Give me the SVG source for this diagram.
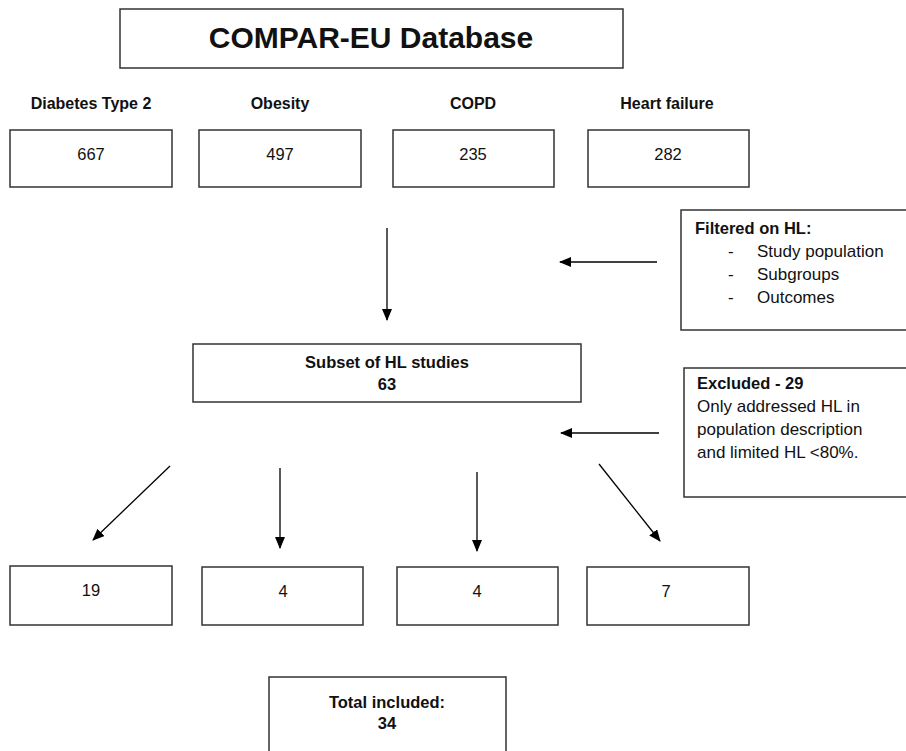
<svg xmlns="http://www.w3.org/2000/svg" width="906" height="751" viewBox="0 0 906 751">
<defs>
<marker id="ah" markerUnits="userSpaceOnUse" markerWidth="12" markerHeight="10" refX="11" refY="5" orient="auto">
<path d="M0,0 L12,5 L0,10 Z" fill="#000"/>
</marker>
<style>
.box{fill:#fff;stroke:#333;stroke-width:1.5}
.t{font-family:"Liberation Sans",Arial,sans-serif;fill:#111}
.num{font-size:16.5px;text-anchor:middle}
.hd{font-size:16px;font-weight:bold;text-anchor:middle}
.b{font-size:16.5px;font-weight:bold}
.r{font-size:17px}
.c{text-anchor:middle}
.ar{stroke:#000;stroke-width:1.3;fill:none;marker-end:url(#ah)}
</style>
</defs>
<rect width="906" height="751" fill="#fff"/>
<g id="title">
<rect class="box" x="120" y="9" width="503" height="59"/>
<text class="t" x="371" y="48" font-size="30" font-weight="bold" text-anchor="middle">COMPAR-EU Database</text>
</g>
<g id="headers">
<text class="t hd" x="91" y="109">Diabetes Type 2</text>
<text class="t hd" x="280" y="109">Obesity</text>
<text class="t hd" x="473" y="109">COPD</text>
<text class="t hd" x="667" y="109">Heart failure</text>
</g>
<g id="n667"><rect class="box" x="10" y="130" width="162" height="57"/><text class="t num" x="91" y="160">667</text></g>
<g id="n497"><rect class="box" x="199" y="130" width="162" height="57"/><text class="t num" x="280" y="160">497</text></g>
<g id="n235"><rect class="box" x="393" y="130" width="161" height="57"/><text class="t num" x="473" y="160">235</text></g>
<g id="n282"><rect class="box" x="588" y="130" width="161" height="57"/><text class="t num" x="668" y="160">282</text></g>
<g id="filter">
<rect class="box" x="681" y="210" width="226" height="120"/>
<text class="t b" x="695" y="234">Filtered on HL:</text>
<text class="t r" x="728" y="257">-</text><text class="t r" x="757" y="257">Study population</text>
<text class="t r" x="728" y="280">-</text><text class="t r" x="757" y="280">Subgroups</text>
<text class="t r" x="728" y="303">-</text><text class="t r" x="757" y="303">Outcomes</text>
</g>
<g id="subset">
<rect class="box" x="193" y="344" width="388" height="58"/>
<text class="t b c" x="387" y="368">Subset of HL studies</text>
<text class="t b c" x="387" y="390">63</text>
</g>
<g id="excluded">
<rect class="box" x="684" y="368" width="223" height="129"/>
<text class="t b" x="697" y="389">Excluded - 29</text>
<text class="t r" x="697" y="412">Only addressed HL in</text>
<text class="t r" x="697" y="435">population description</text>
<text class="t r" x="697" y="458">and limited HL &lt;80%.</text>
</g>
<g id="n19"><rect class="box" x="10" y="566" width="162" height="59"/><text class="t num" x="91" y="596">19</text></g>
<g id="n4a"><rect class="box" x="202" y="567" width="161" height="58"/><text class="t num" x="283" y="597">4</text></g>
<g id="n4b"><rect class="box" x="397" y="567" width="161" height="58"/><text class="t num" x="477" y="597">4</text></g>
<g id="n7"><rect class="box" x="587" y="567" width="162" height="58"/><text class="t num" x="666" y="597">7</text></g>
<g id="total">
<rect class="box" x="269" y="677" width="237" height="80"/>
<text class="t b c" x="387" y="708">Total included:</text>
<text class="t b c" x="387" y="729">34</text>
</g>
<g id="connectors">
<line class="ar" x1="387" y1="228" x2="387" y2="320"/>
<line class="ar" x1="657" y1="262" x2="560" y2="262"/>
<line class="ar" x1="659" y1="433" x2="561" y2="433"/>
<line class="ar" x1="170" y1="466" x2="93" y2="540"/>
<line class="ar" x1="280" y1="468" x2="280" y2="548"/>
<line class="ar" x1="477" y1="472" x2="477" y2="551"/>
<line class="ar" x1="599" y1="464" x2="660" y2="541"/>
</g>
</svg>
★ ★ ★ ★ ★ ★ ★
Exclude the pictures, and transcribe all of the material exactly.

Give me the SVG source for this diagram.
<svg xmlns="http://www.w3.org/2000/svg" width="906" height="751" viewBox="0 0 906 751">
<defs>
<marker id="ah" markerUnits="userSpaceOnUse" markerWidth="12" markerHeight="10" refX="11" refY="5" orient="auto">
<path d="M0,0 L12,5 L0,10 Z" fill="#000"/>
</marker>
<style>
.box{fill:#fff;stroke:#333;stroke-width:1.5}
.t{font-family:"Liberation Sans",Arial,sans-serif;fill:#111}
.num{font-size:16.5px;text-anchor:middle}
.hd{font-size:16px;font-weight:bold;text-anchor:middle}
.b{font-size:16.5px;font-weight:bold}
.r{font-size:17px}
.c{text-anchor:middle}
.ar{stroke:#000;stroke-width:1.3;fill:none;marker-end:url(#ah)}
</style>
</defs>
<rect width="906" height="751" fill="#fff"/>
<g id="title">
<rect class="box" x="120" y="9" width="503" height="59"/>
<text class="t" x="371" y="48" font-size="30" font-weight="bold" text-anchor="middle">COMPAR-EU Database</text>
</g>
<g id="headers">
<text class="t hd" x="91" y="109">Diabetes Type 2</text>
<text class="t hd" x="280" y="109">Obesity</text>
<text class="t hd" x="473" y="109">COPD</text>
<text class="t hd" x="667" y="109">Heart failure</text>
</g>
<g id="n667"><rect class="box" x="10" y="130" width="162" height="57"/><text class="t num" x="91" y="160">667</text></g>
<g id="n497"><rect class="box" x="199" y="130" width="162" height="57"/><text class="t num" x="280" y="160">497</text></g>
<g id="n235"><rect class="box" x="393" y="130" width="161" height="57"/><text class="t num" x="473" y="160">235</text></g>
<g id="n282"><rect class="box" x="588" y="130" width="161" height="57"/><text class="t num" x="668" y="160">282</text></g>
<g id="filter">
<rect class="box" x="681" y="210" width="226" height="120"/>
<text class="t b" x="695" y="234">Filtered on HL:</text>
<text class="t r" x="728" y="257">-</text><text class="t r" x="757" y="257">Study population</text>
<text class="t r" x="728" y="280">-</text><text class="t r" x="757" y="280">Subgroups</text>
<text class="t r" x="728" y="303">-</text><text class="t r" x="757" y="303">Outcomes</text>
</g>
<g id="subset">
<rect class="box" x="193" y="344" width="388" height="58"/>
<text class="t b c" x="387" y="368">Subset of HL studies</text>
<text class="t b c" x="387" y="390">63</text>
</g>
<g id="excluded">
<rect class="box" x="684" y="368" width="223" height="129"/>
<text class="t b" x="697" y="389">Excluded - 29</text>
<text class="t r" x="697" y="412">Only addressed HL in</text>
<text class="t r" x="697" y="435">population description</text>
<text class="t r" x="697" y="458">and limited HL &lt;80%.</text>
</g>
<g id="n19"><rect class="box" x="10" y="566" width="162" height="59"/><text class="t num" x="91" y="596">19</text></g>
<g id="n4a"><rect class="box" x="202" y="567" width="161" height="58"/><text class="t num" x="283" y="597">4</text></g>
<g id="n4b"><rect class="box" x="397" y="567" width="161" height="58"/><text class="t num" x="477" y="597">4</text></g>
<g id="n7"><rect class="box" x="587" y="567" width="162" height="58"/><text class="t num" x="666" y="597">7</text></g>
<g id="total">
<rect class="box" x="269" y="677" width="237" height="80"/>
<text class="t b c" x="387" y="708">Total included:</text>
<text class="t b c" x="387" y="729">34</text>
</g>
<g id="connectors">
<line class="ar" x1="387" y1="228" x2="387" y2="320"/>
<line class="ar" x1="657" y1="262" x2="560" y2="262"/>
<line class="ar" x1="659" y1="433" x2="561" y2="433"/>
<line class="ar" x1="170" y1="466" x2="93" y2="540"/>
<line class="ar" x1="280" y1="468" x2="280" y2="548"/>
<line class="ar" x1="477" y1="472" x2="477" y2="551"/>
<line class="ar" x1="599" y1="464" x2="660" y2="541"/>
</g>
</svg>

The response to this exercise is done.